Sometimes, you can never predict where the global atmosphere will lead states.

Before the Arab Spring, some friends and I had organized a trip to Lebanon. On our journey, a friend from Saudi Arabia joined us. Upon arriving at the customs gate, while we, as Turkish citizens, queued for visas, our Saudi companion confidently waved his passport and passed through without needing a visa. I teased our Saudi friend, “One day, we shall combine all these passports.”

When we approached the police for visas, we encountered something interesting. The Lebanese police officer informed us that, on that very day, the visa requirement for Turkish citizens had been abolished in a meeting in Syria, allowing us to pass through without a visa. We, from Türkiye, together with our friend from Saudi Arabia, entered Lebanon without a visa.

During that period, the central topic of discussion, while the relations between Türkiye and Syria were remarkably enhanced, was creating a common market encompassing Türkiye, Syria, Lebanon and Jordan, which would potentially integrate an additional 50 million people into the Turkish economy, akin to the expansion witnessed in the European Union.

In time, it seemed probable that other Gulf countries would join this movement. This could potentially lead to the formation of a union similar to the European Union. As older generations might remember, the European Union started as an economic community. Similarly, a regional economic community could emerge in the Middle East, akin to the early European Economic Community, with the participation of Türkiye and other regional countries.

Syrian civil war

For 200 years, those orchestrating political maneuvers in the Middle East have neither ceased their schemes nor ended destructiveness. Today, we find ourselves distanced from the pleasant surprise experienced at the Lebanese border, far from the former Türkiye-Syria relations and the state of mind of regional connections of that era.

The Arab Spring swept through like a powerful wind, leaving destruction in its wake.

Syria was arguably the closest to achieving a democratic climate among the states in the region. Under Bashar Assad, following his father’s rule, the country seemed poised for significant developments, paving the way for rapid progress and potential democratization.

The Syrian civil war has radically altered the geopolitical landscape, pulling countries into new and conflicting positions. It has set Iran and Türkiye against each other, with Russia establishing a significant presence in Syria. Meanwhile, the U.S. entered as an occupier and further complicated the situation by organizing angry youth into a formidable army that came to be known as Daesh, which threatened all states. Subsequently, the territories first seized by Daesh were taken over by the PKK terrorist group. In effect, the U.S. facilitated the replacement of one terrorist organization with another, ultimately aligning itself with the new occupying force.

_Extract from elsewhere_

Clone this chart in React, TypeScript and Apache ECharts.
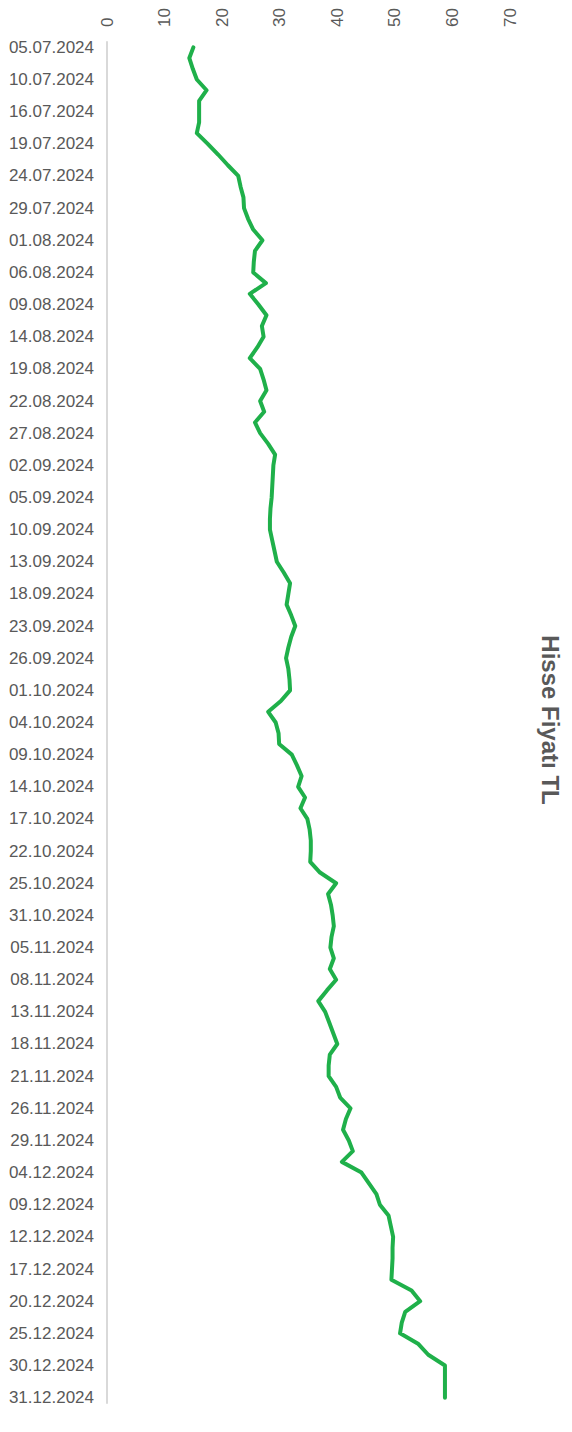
import React, { useEffect, useRef } from "react";
import * as echarts from "echarts";

const dates: string[] = [
  "05.07.2024", "08.07.2024", "09.07.2024", "10.07.2024", "11.07.2024", "12.07.2024",
  "16.07.2024", "17.07.2024", "18.07.2024", "19.07.2024", "22.07.2024", "23.07.2024",
  "24.07.2024", "25.07.2024", "26.07.2024", "29.07.2024", "30.07.2024", "31.07.2024",
  "01.08.2024", "02.08.2024", "05.08.2024", "06.08.2024", "07.08.2024", "08.08.2024",
  "09.08.2024", "12.08.2024", "13.08.2024", "14.08.2024", "15.08.2024", "16.08.2024",
  "19.08.2024", "20.08.2024", "21.08.2024", "22.08.2024", "23.08.2024", "26.08.2024",
  "27.08.2024", "28.08.2024", "29.08.2024", "02.09.2024", "03.09.2024", "04.09.2024",
  "05.09.2024", "06.09.2024", "09.09.2024", "10.09.2024", "11.09.2024", "12.09.2024",
  "13.09.2024", "16.09.2024", "17.09.2024", "18.09.2024", "19.09.2024", "20.09.2024",
  "23.09.2024", "24.09.2024", "25.09.2024", "26.09.2024", "27.09.2024", "30.09.2024",
  "01.10.2024", "02.10.2024", "03.10.2024", "04.10.2024", "07.10.2024", "08.10.2024",
  "09.10.2024", "10.10.2024", "11.10.2024", "14.10.2024", "15.10.2024", "16.10.2024",
  "17.10.2024", "18.10.2024", "21.10.2024", "22.10.2024", "23.10.2024", "24.10.2024",
  "25.10.2024", "28.10.2024", "30.10.2024", "31.10.2024", "01.11.2024", "04.11.2024",
  "05.11.2024", "06.11.2024", "07.11.2024", "08.11.2024", "11.11.2024", "12.11.2024",
  "13.11.2024", "14.11.2024", "15.11.2024", "18.11.2024", "19.11.2024", "20.11.2024",
  "21.11.2024", "22.11.2024", "25.11.2024", "26.11.2024", "27.11.2024", "28.11.2024",
  "29.11.2024", "02.12.2024", "03.12.2024", "04.12.2024", "05.12.2024", "06.12.2024",
  "09.12.2024", "10.12.2024", "11.12.2024", "12.12.2024", "13.12.2024", "16.12.2024",
  "17.12.2024", "18.12.2024", "19.12.2024", "20.12.2024", "23.12.2024", "24.12.2024",
  "25.12.2024", "26.12.2024", "27.12.2024", "30.12.2024", "30.12.2024", "31.12.2024",
  "31.12.2024",
];

const prices: number[] = [
  15.0, 14.3, 14.9, 15.6, 17.3, 16.0, 16.0, 16.0, 15.6, 17.5,
  19.3, 21.0, 22.8, 23.2, 23.7, 23.8, 24.5, 25.4, 27.0, 25.7,
  25.5, 25.4, 27.6, 24.8, 26.3, 27.7, 26.9, 27.2, 26.1, 24.8,
  26.6, 27.2, 27.7, 26.6, 27.3, 25.7, 26.6, 28.0, 29.2, 28.9,
  28.8, 28.7, 28.6, 28.4, 28.3, 28.3, 28.7, 29.1, 29.5, 30.7,
  31.8, 31.5, 31.2, 32.0, 32.7, 32.0, 31.5, 31.1, 31.5, 31.7,
  31.8, 30.2, 28.0, 29.3, 29.8, 29.9, 32.1, 33.0, 33.8, 33.2,
  34.4, 33.6, 34.8, 35.2, 35.4, 35.4, 35.3, 37.0, 39.8, 38.4,
  38.9, 39.2, 39.4, 39.0, 38.8, 39.4, 38.7, 39.8, 38.2, 36.7,
  37.9, 38.6, 39.3, 40.0, 38.7, 38.5, 38.5, 39.8, 40.5, 42.3,
  41.5, 41.0, 42.0, 42.7, 40.8, 44.2, 45.5, 46.8, 47.4, 48.9,
  49.3, 49.7, 49.6, 49.6, 49.5, 49.4, 52.9, 54.4, 51.8, 51.2,
  50.9, 54.1, 55.8, 58.7, 58.7, 58.7, 58.7,
];

const valueTicks = { min: 0, max: 70, interval: 10 };
const chartTitle = "Hisse Fiyatı TL";

export default function App() {
  const ref = useRef<HTMLDivElement>(null);
  useEffect(() => {
    if (!ref.current) return;
    const chart = echarts.init(ref.current, undefined, { renderer: "svg" });
    const font = "'Liberation Sans', Arial, sans-serif";
    chart.setOption({
      animation: false,
      backgroundColor: "#ffffff",
      grid: { left: 107, right: 62, top: 42, height: 1361, containLabel: false },
      xAxis: {
        type: "value",
        position: "top",
        min: valueTicks.min,
        max: valueTicks.max,
        interval: valueTicks.interval,
        axisLine: { show: false },
        axisTick: { show: false },
        splitLine: { show: false },
        axisLabel: {
          rotate: -90,
          margin: 15,
          color: "#595959",
          fontSize: 17,
          fontFamily: font,
        },
      },
      yAxis: {
        type: "category",
        inverse: true,
        data: dates,
        boundaryGap: true,
        axisLine: { show: true, lineStyle: { color: "#d9d9d9", width: 2 } },
        axisTick: { show: false },
        splitLine: { show: false },
        axisLabel: {
          interval: 2,
          margin: 13,
          color: "#595959",
          fontSize: 17,
          fontFamily: font,
        },
      },
      series: [
        {
          type: "line",
          data: prices,
          showSymbol: false,
          symbol: "none",
          lineStyle: { color: "#1fb04a", width: 4, join: "round", cap: "round" },
          itemStyle: { color: "#1fb04a" },
        },
      ],
      graphic: [
        {
          type: "text",
          x: 550,
          y: 720,
          rotation: -Math.PI / 2,
          style: {
            text: chartTitle,
            fill: "#595959",
            font: `bold 24px ${font}`,
            textAlign: "center",
            textVerticalAlign: "middle",
          },
        },
      ],
    });
    return () => chart.dispose();
  }, []);
  return (
    <div
      ref={ref}
      style={{ position: "absolute", left: 0, top: 0, width: 572, height: 1432 }}
    />
  );
}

Since the war in Syria took place almost live in the media and is fresh in our memories, there is no need to give detailed information about the entire history here.

Last week, Assad made a positive statement about Türkiye. President Recep Tayyip Erdoğan generously responded positively in a much more positive tone.

Global powers not only wage wars and engage in occupations but also foster animosity among states, creating an atmosphere of perpetual conflict. They go to great lengths to sabotage people’s will in these countries, undermining their aspirations for growth and stability.

East is East, West is West

Recently, out of the blue, a provocative incident took place in the Turkish city of Kayseri. And there was a surprisingly organized reaction. The incident’s taking place in Kayseri, one of the most peaceful and nationalist parts of Türkiye, indicates that this incident was detailly studied and well-organized. The state must conduct sophisticated work, catch the organizers and overcome crises.

The British historian Arnold Joseph Toynbee says: “The East is East, and the West is West.” Yes, if this is the East and we can develop a balanced policy between the West and the East, eventually, a formation will emerge in this region in line with the will of the people in the territory.

Within the last few months, while the search for stability in Iraq resumes, the Development Road project is in progress. Türkiye, having maintained its solidity, has emerged as a stabilizing force in the region over the past decade, gradually improving its relations with its neighbors.

Therefore, the common market of the four countries, which was actually talked about and discussed yesterday, may not be possible today, but it might be likely tomorrow.

There are periods when states are weak. Countries might experience periods of interruptions. But in the end, states find a rational ground and reshape themselves according to the demands of their citizens, just as Armenian Prime Minister Nikol Pashinyan adopted a rational attitude after the Karabakh war, considering the interests of the Armenian people.

Window of opportunity

In a period where the U.S. is preoccupied with its internal problems, Russia is worn out by the war in Ukraine, Iran is under pressure and has problems in many areas in the region, and there is a risk of a devastating Israel-Hezbollah conflict, the stance of all actors has weakened. In a way, the PKK’s desire to establish a state has also awakened Assad and relations between Türkiye and Syria have been revitalized.

In the coming decade, there should be a revival of the idea of a common market, once known as “Shamgen,” which we lost 10 years ago. Those who have plotted schemes in our region until now have only brought chaos and terror. As nations, we need to overcome this terror, defeat the fascist states that generate chaos and take control of our own future. I think that both the will of the people, the Turkish state, and the will of the Arab states in the long run will be enough for this.